The big ending gesture was that Sookie and all of the as-yet-uncharacterized faeries disappear in a burst of golden light. That whole strange Lafayette plotline ended in a ho-hum declaration that his boyfriend is a witch, nothing at all happened with the Arlene-is-carrying-a-devil-baby story, and honestly, the most emotionally moving bit of the whole episode was that Sookie got mad at Bill. Yeah. They didn’t even leave a little “Is Eric going to live?!” cliffhanger action to propel the audience across the season hiatus. I suppose I do have to give some credit for the horrifying appearance of Russell Edgington burned past the point of recognizable humanity, snickering even as his blackened, flakey skin floats enticingly through the air. Even he was a figure meant to gross you out rather than frighten you – his whole appeal has been his insane invincibility, and by the end, he was barely putting up a fight.

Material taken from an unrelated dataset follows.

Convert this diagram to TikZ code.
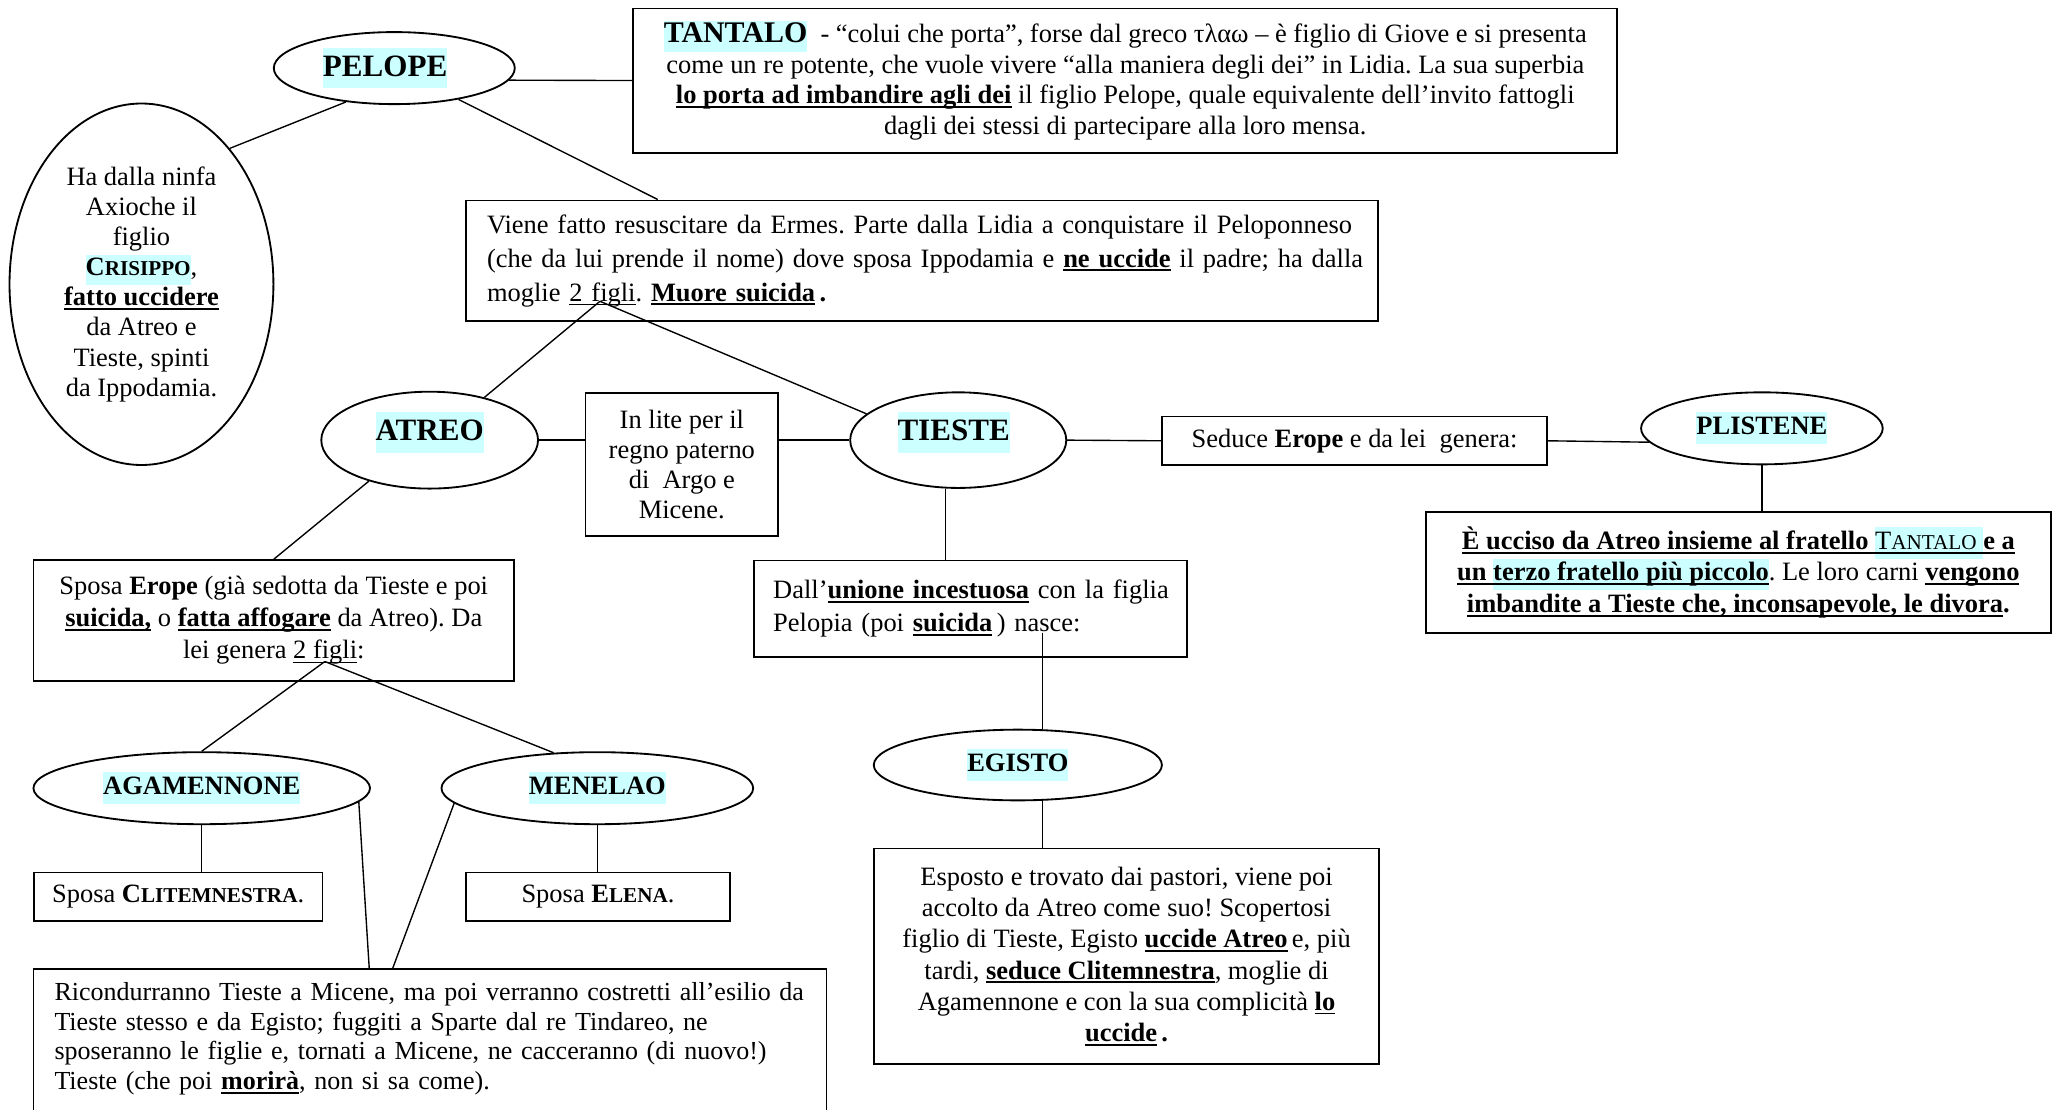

So let’s just set this season aside and think about what would need to change for True Blood to return to its former gory appeal. For one, it would be nice to see not quite so many plotlines Maybe we don’t need Nazi werewolves, insane vampire lover, shapeshifter dog fighting, the King of Mississippi, inbred addict werepanthers, an evil fetus, a cute perpetually re-virginizing baby vamp, voodoo gay boyfriends, and long-lost faerie relatives in the same season, mmkay? It would also be appealing to me, from a narrative standpoint, if perhaps the multiplicity of plotlines were to come together in some sort of meaningful relationship with each other by the end of the season. I’m not saying the Nazi werewolves have to kidnap the voodoo gay boyfriends and take them to a long-lost faerie family reunion or anything ridiculous like that, but just maybe, it could appear as though all of these characters actually lived in the same small town and knew each other.
I think that what True Blood needs to learn from this last season is that a small amount of organization and background structure are better support for the crazy aesthetics than a free-for-all in Bon Temps.